Kansas basketball coach Bill Self was so disgusted by the last round of conference realignmen­t — when Missouri and Texas A&M bolted the Big 12 for the SEC — he vowed never to play the Tigers again.

It didn’t matter that the Border War had been one of the best rivalries in college sports.

Self ’s reason was simple: The departures, along with Nebraska’s move to the Big Ten and Colorado’s to the Pac-12, had left the Big 12 on precarious footing. Why continue with a treasured series with the league’s very existence on shaky ground?

The most recent round of conference realignmen­t didn’t strike in Self nearly the same nerves. Perhaps because the Big 12 may have come out ahead — at least, when it comes to basketball.

Sure, the league will lose marquee names when Texas and Oklahoma leave for the SEC, but the football prowess of those two schools has historical­ly outpaced their basketball pedigree.

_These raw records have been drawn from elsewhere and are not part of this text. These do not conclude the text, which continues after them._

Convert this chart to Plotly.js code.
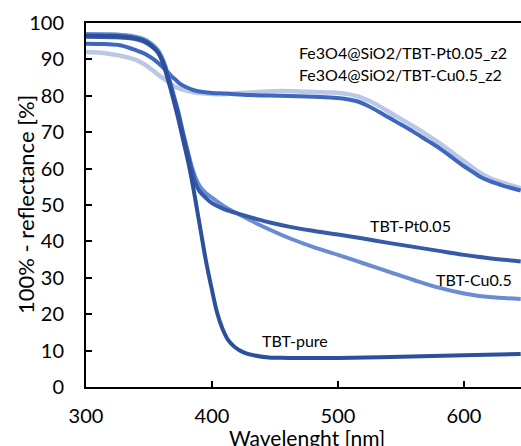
<!DOCTYPE html>
<html>
<head>
<meta charset="utf-8">
<script src="https://cdn.plot.ly/plotly-3.0.1.min.js"></script>
<style>
html,body{margin:0;padding:0;overflow:hidden;background:#fff;}
#chart{width:530px;height:450px;}
</style>
</head>
<body>
<div id="chart"></div>
<script>
// TBT-pure
const xPure = [300,320,335,345,352,357,361,365,369,373,377,381,385,388,391,395,400,404,408,413,418,425,433,445,460,500,550,600,645];
const yPure = [96.6,96.5,96.1,95.3,93.8,92,89,84.5,79.5,74,68,62,55,49,43,35,26.6,20.5,16.3,12.8,11,9.5,8.7,8.1,8.0,8.0,8.3,8.7,9.1];
// TBT-Pt0.05
const xPt = [300,320,335,345,352,357,361,365,369,373,377,381,384,387,390,395,400,410,422,435,446,462,480,500,520,540,560,580,600,620,645];
const yPt = [96.2,96.1,95.8,95.0,93.6,92,89.5,85.5,80.5,75.5,69.5,63.8,59.5,56,53.8,52,50.5,48.8,47.5,46.2,45.2,44,42.9,41.9,40.8,39.6,38.5,37.4,36.3,35.4,34.5];
// TBT-Cu0.5
const xCu = [300,320,335,345,352,357,361,365,369,373,377,381,384,387,390,395,400,410,422,435,446,462,480,500,520,540,560,580,600,620,645];
const yCu = [97.0,96.9,96.5,95.7,94.3,92.6,90,86,81,76,70,64.5,60.5,57.5,55.3,53.3,52,49.5,47.3,45,43.2,40.8,38.5,36.3,34,31.7,29.4,27.3,25.7,24.7,24.2];
// Fe3O4@SiO2/TBT-Pt0.05_z2
const xPtZ2 = [300,315,327,340,347,353,358,363.5,367,371.4,375,379.4,385,390,400,411,430,454,475,494,505,515,524,533,546,560,571,581,590,599,606,612,620,632,645];
const yPtZ2 = [94.3,94.2,93.9,92.5,91.5,90.2,88.8,87,85.7,84.3,83.2,82.4,81.6,81.2,80.8,80.6,80.2,80.0,79.8,79.5,79.2,78.5,77.2,75.5,72.9,70.1,67.7,65.5,63.2,60.9,59.3,57.9,56.6,55.2,54.0];
// Fe3O4@SiO2/TBT-Cu0.5_z2
const xCuZ2 = [300,315,326,340,347,353,358,363.5,368,374,380,385,395,406,420,440,454,475,494,505,515,524,533,546,560,571,581,590,599,606,612,620,632,645];
const yCuZ2 = [92.0,91.7,91.1,89.8,88.5,87,85.6,84.3,83,82,81.4,81,80.6,80.4,80.7,81.1,81.3,81.1,80.9,80.6,79.9,78.7,77.1,74.4,71.6,69.2,66.9,64.6,62.3,60.5,59.0,57.5,56.0,54.6];

const names = ["Fe3O4@SiO2/TBT-Cu0.5_z2","Fe3O4@SiO2/TBT-Pt0.05_z2","TBT-Cu0.5","TBT-Pt0.05","TBT-pure"];
const xTicks = [300,400,500,600];
const yTicks = [0,10,20,30,40,50,60,70,80,90,100];
const xTitle = 'Wavelenght [nm]';
const yTitle = '100% - reflectance [%]';

const FONT = "Lato, 'Open Sans', sans-serif";
function tr(x,y,name,color,w){
  return {x:x,y:y,name:name,type:'scatter',mode:'lines',
    line:{color:color,width:w,shape:'spline',smoothing:1},hoverinfo:'skip'};
}
const data = [
  tr(xCuZ2,yCuZ2,names[0],'#BBC7E6',4.5),
  tr(xPtZ2,yPtZ2,names[1],'#3F67BF',4),
  tr(xCu,yCu,names[2],'#6B8CD2',4),
  tr(xPt,yPt,names[3],'#3659A8',4),
  tr(xPure,yPure,names[4],'#2D509C',4)
];

const ann = (x,y,text)=>({x:x,y:y,xref:'x',yref:'y',text:text,showarrow:false,
  font:{family:FONT,size:16,color:'#000'},xanchor:'left',yanchor:'middle'});

const layout = {
  width:530,height:450,
  margin:{l:86,r:3,t:23,b:63},
  paper_bgcolor:'#fff',plot_bgcolor:'#fff',
  showlegend:false,
  font:{family:FONT,color:'#000'},
  xaxis:{range:[300,650],tickvals:xTicks,ticktext:xTicks.map(String),
    showgrid:false,zeroline:false,showline:true,linecolor:'#000',linewidth:2,mirror:true,
    ticks:'inside',ticklen:6,tickwidth:2,tickcolor:'#000',ticklabelstandoff:10,
    tickfont:{family:FONT,size:20,color:'#000'}},
  yaxis:{range:[0,100],tickvals:yTicks,ticktext:yTicks.map(String),
    showgrid:false,zeroline:false,showline:true,linecolor:'#000',linewidth:2,
    ticks:'inside',ticklen:6,tickwidth:2,tickcolor:'#000',ticklabelstandoff:16,
    tickfont:{family:FONT,size:20,color:'#000'}},
  annotations:[
    ann(467.5,91.8,names[1]),
    ann(467.5,85.8,names[0]),
    ann(523.5,44.3,names[3]),
    ann(576,29.6,names[2]),
    ann(438,12.7,names[4]),
    {x:0.5,y:-0.1,xref:'paper',yref:'paper',text:xTitle,showarrow:false,
      xanchor:'center',yanchor:'top',font:{family:FONT,size:21,color:'#000'}},
    {x:-0.1383,y:0.5,xref:'paper',yref:'paper',text:yTitle,showarrow:false,textangle:-90,
      xanchor:'center',yanchor:'middle',font:{family:FONT,size:22,color:'#000'}}
  ]
};
Plotly.newPlot('chart',data,layout,{displayModeBar:false,staticPlot:true});
</script>
</body>
</html>
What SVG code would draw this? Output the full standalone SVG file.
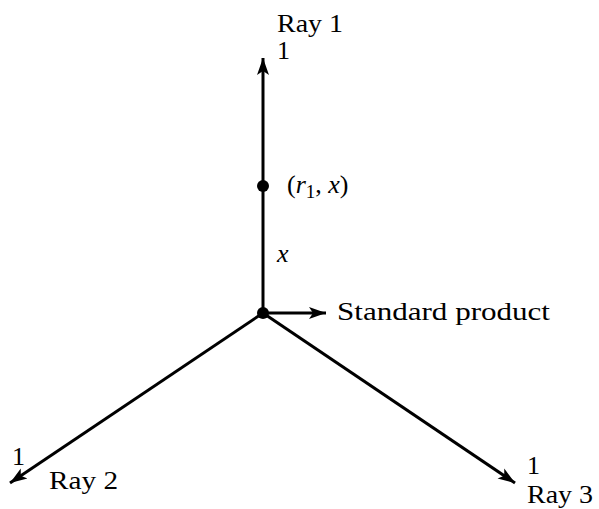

To replace them, the Big 12 is adding Houston, Cincinnati and Central Florida from the American Athletic Conference and BYU from the West Coast. The Bearcats have been to six Final Fours and delivered two national titles, Houston’s been to two title games and just went to the Final Four last season, and the Cougars are now a perennial NCAA tourney team.

“I think there was more concern in 2011, maybe because it was new, maybe because I was more involved,” said Self, who finally relented and allowed the Jayhawks to schedule a game against Missouri this season. “This time I wasn’t. I kind of felt like this time somehow it’d work out, it’d be figured out.”